16.11 – Is our culture preventing us from growing up?
Children desire toys and cry when thwarted and angered.
Undiscriminating desire and unmanaged anger – these two defining emotions of childishness underlie many of our sociological problems. Today, most people, even if grown-up physically, remain childish emotionally; their physical growth just changes the toys they desire and the ways they cry. In the game of status that characterizes adult society, the toys range from the latest electronic gadgets to the best-looking sexual partners. And the crying takes the form of depression, even suicide, at one extreme and violence, even murder, at the other extreme.

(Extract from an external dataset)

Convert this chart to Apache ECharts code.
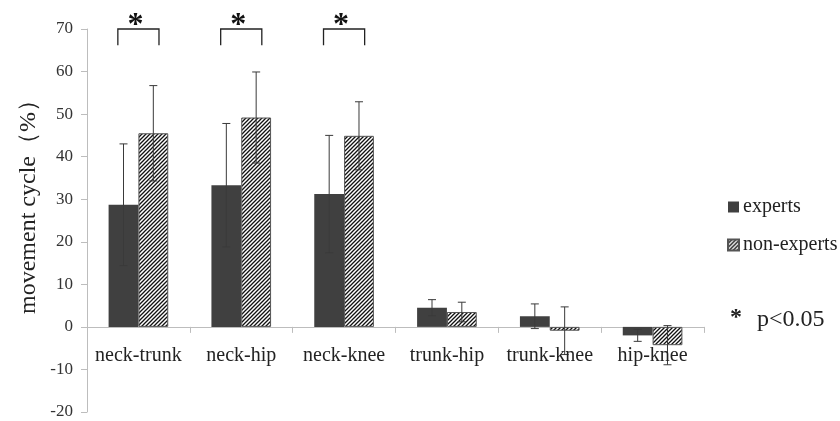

The ability to manage our emotions – our desires and our tempers – is central to growing up. Adults can subordinate their emotionality to their rationality. But our materialistic culture deliberately prevents us from growing up. Its billboards and commercials relentlessly bombard us with desires for things that are not necessities, but luxuries. These things are essentially toys that incite us to play the status game with an irrational feverishness. Ads are expressly designed to trigger our emotionality by initially sidestepping and eventually sabotaging our rationality. Thus, the culture keeps us childish emotionally and thereby exploits us economically.
If we wish to grow up emotionally, we need to boost our rationality with spirituality. As long as we imagine material pleasures to be the purpose of life, the Bhagavad-gita (16.11) indicates that innumerable material desires will continue to bind us. But when we rationally understand that we are spiritual beings and personally relish devotional fulfillment, then we realize that status symbols are not sources of happiness, as we had been made to believe earlier; they are distractors from real spiritual happiness. This realization empowers us to break free from the captivity of childish emotions and grow up to receive the lasting inner fulfillment that is our rightful spiritual legacy.